## [Request]
Work out how many lines of the records contain "this". Answer with the number and nothing else.

START Available records

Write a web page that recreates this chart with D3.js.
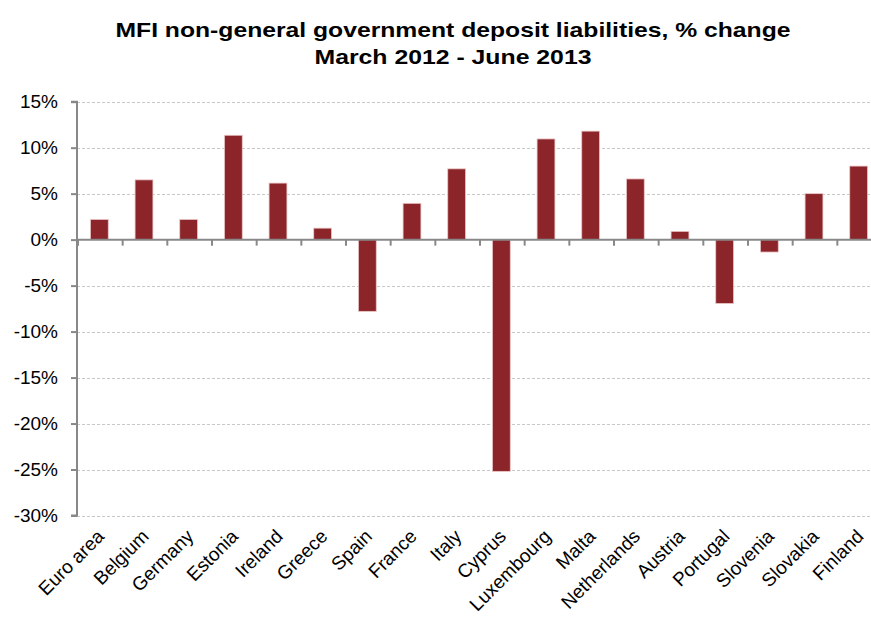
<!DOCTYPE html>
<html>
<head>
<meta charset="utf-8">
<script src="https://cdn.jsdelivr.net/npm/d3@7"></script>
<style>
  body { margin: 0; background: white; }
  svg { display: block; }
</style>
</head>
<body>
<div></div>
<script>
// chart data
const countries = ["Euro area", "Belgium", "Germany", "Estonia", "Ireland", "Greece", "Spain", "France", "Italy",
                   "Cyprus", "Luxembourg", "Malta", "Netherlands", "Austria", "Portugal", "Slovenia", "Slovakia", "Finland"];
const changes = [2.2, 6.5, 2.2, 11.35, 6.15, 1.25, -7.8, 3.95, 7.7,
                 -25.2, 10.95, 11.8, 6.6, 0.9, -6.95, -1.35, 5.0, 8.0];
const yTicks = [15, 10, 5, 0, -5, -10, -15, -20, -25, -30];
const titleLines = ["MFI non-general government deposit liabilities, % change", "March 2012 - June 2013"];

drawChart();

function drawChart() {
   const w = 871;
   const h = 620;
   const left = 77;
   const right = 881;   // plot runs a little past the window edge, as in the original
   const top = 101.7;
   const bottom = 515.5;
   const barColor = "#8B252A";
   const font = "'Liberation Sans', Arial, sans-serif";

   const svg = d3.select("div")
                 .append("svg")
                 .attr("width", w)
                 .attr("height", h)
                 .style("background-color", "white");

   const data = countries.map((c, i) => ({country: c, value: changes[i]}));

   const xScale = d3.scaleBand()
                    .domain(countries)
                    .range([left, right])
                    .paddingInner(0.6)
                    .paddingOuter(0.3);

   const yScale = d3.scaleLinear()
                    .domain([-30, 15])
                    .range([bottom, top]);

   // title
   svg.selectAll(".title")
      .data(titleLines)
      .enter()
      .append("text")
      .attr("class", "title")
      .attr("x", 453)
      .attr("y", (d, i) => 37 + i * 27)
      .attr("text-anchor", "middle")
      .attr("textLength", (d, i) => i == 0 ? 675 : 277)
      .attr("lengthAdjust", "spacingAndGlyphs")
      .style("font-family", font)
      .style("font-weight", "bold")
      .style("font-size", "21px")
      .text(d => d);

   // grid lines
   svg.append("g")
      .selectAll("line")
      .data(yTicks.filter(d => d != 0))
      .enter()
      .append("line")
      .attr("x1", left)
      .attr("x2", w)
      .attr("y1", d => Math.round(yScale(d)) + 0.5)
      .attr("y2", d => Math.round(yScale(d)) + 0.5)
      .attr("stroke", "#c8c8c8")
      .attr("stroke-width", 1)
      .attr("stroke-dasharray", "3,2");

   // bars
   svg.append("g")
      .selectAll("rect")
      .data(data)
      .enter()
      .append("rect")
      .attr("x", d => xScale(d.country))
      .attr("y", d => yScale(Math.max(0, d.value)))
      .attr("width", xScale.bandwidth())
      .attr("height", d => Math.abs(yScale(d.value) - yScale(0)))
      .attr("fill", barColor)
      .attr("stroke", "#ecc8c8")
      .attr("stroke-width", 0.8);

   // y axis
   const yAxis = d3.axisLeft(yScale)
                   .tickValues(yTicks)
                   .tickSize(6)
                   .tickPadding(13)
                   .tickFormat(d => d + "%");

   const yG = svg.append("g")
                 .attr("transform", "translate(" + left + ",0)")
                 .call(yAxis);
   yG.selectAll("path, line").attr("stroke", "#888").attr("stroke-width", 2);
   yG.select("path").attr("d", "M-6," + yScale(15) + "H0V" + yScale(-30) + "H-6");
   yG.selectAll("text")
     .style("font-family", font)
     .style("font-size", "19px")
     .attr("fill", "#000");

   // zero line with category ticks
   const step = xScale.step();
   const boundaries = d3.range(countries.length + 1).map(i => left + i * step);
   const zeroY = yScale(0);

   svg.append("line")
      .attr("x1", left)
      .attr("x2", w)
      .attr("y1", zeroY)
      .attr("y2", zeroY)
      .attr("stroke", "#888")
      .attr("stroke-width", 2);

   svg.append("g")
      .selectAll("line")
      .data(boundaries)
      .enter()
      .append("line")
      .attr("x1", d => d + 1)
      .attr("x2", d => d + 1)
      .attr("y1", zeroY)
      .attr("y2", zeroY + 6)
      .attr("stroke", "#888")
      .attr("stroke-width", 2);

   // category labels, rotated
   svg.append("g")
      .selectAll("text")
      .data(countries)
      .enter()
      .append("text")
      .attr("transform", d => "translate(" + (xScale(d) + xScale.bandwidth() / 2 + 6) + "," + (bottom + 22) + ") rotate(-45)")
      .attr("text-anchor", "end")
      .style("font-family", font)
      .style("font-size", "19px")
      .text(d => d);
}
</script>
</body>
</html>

END Available records
START Available records

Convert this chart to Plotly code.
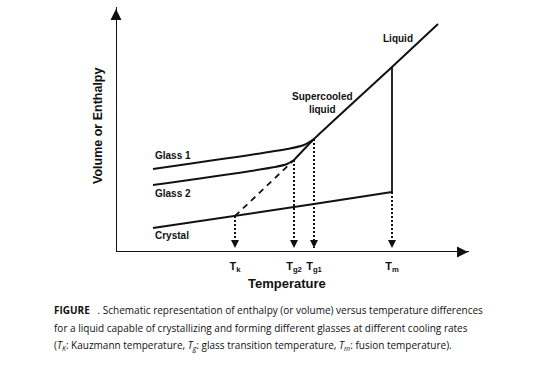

END Available records

## [Exercise answer]
2